- Job
Please copy the lines below exactly, from the first one through the line showing "plt.rcParams['axes.unicode_minus'] = False".

- Collected material
..............................
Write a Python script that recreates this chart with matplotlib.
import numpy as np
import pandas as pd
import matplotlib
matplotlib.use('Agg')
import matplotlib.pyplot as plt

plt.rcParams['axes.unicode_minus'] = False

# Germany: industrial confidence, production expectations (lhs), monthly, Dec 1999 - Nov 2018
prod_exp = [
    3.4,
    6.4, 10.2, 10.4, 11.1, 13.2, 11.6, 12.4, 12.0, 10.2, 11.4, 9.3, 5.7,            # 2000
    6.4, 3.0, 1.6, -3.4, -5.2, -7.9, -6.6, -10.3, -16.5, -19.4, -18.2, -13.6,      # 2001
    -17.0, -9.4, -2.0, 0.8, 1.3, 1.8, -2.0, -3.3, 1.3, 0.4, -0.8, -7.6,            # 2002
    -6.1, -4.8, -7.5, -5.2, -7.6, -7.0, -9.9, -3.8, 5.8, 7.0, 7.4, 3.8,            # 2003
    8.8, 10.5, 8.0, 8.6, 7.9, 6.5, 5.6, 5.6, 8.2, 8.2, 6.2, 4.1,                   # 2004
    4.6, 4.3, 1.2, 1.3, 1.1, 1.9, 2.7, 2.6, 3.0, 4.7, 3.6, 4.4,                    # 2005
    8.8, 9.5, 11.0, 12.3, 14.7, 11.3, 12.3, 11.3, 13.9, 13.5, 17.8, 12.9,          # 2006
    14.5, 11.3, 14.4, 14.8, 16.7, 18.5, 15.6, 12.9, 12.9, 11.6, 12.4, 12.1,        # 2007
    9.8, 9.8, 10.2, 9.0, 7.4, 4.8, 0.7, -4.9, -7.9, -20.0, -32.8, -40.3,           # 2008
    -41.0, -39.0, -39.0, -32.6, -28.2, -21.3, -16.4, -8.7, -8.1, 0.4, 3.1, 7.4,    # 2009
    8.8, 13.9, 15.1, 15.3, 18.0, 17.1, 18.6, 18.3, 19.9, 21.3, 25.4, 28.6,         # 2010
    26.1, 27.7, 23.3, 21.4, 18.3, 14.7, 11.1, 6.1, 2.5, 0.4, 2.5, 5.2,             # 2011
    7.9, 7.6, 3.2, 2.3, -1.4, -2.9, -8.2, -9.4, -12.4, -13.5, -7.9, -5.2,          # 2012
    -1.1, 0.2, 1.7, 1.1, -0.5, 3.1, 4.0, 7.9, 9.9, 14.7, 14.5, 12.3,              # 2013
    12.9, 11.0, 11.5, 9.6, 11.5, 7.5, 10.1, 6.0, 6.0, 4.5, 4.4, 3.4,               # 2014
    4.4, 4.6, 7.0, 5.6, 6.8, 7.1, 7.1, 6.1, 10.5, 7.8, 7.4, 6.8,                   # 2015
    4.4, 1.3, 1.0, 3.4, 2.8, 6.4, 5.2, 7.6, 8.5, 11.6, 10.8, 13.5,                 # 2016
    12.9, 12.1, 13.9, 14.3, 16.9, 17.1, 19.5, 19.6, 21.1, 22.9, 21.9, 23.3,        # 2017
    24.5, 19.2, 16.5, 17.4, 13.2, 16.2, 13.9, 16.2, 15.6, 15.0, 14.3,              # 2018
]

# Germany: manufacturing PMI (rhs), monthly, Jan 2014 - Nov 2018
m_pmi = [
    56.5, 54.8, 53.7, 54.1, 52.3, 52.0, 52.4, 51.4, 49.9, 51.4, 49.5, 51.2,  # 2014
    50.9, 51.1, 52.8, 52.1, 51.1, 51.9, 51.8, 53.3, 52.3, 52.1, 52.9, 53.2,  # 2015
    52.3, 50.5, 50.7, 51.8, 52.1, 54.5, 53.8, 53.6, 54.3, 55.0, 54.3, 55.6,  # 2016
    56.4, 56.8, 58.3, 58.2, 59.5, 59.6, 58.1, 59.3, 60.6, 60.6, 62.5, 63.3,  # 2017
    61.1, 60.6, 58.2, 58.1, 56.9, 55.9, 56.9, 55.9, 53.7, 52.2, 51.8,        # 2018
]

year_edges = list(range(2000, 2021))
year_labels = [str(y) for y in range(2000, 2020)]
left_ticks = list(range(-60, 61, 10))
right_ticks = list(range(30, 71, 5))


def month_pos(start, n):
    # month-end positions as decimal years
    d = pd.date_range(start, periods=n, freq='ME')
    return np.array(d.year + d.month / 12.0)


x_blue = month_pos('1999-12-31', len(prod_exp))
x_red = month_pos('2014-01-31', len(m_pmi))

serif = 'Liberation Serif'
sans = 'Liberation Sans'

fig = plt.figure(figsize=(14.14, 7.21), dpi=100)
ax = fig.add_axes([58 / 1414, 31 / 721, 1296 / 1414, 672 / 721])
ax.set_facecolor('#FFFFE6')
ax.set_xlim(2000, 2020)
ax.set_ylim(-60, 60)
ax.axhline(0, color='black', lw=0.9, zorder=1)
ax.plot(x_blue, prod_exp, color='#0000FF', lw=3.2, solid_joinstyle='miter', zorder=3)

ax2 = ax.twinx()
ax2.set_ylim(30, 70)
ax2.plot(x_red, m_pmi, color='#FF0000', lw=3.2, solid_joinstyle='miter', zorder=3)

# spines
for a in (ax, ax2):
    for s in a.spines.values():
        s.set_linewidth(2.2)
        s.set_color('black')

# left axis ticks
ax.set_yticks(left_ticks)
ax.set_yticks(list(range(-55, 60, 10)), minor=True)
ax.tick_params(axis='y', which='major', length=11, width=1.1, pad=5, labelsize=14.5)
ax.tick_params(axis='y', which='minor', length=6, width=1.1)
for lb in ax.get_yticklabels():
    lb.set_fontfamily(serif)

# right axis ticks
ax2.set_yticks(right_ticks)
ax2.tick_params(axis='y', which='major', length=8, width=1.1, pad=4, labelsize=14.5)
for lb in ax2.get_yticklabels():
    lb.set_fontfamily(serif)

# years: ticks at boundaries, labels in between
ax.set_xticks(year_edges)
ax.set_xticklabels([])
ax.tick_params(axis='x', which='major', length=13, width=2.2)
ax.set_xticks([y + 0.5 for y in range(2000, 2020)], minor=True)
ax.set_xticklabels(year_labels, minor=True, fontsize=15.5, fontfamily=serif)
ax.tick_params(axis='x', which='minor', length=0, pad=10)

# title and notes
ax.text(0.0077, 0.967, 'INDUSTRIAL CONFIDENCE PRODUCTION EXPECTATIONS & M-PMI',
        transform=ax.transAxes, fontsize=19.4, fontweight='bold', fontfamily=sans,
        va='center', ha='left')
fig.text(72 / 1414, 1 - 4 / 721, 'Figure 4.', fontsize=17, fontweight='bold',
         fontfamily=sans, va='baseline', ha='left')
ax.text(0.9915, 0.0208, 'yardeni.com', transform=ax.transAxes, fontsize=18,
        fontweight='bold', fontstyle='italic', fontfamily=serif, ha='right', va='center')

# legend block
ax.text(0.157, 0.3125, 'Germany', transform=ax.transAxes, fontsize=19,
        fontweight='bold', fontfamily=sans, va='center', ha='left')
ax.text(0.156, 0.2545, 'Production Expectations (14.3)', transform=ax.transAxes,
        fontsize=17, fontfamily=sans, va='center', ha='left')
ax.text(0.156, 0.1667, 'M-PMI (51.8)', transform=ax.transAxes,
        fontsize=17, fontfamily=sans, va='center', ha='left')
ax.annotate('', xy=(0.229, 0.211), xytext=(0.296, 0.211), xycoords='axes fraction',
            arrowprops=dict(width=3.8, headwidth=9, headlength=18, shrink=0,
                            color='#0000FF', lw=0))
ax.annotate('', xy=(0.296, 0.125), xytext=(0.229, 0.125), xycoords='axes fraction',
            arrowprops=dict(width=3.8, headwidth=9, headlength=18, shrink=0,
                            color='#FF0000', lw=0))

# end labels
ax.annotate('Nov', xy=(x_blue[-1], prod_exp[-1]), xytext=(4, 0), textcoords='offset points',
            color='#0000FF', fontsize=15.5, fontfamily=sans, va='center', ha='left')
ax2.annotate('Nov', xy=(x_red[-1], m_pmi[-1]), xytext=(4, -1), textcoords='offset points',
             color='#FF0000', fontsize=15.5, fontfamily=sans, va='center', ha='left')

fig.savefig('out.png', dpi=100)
..............................
- Exercise response
Write a Python script that recreates this chart with matplotlib.
import numpy as np
import pandas as pd
import matplotlib
matplotlib.use('Agg')
import matplotlib.pyplot as plt

plt.rcParams['axes.unicode_minus'] = False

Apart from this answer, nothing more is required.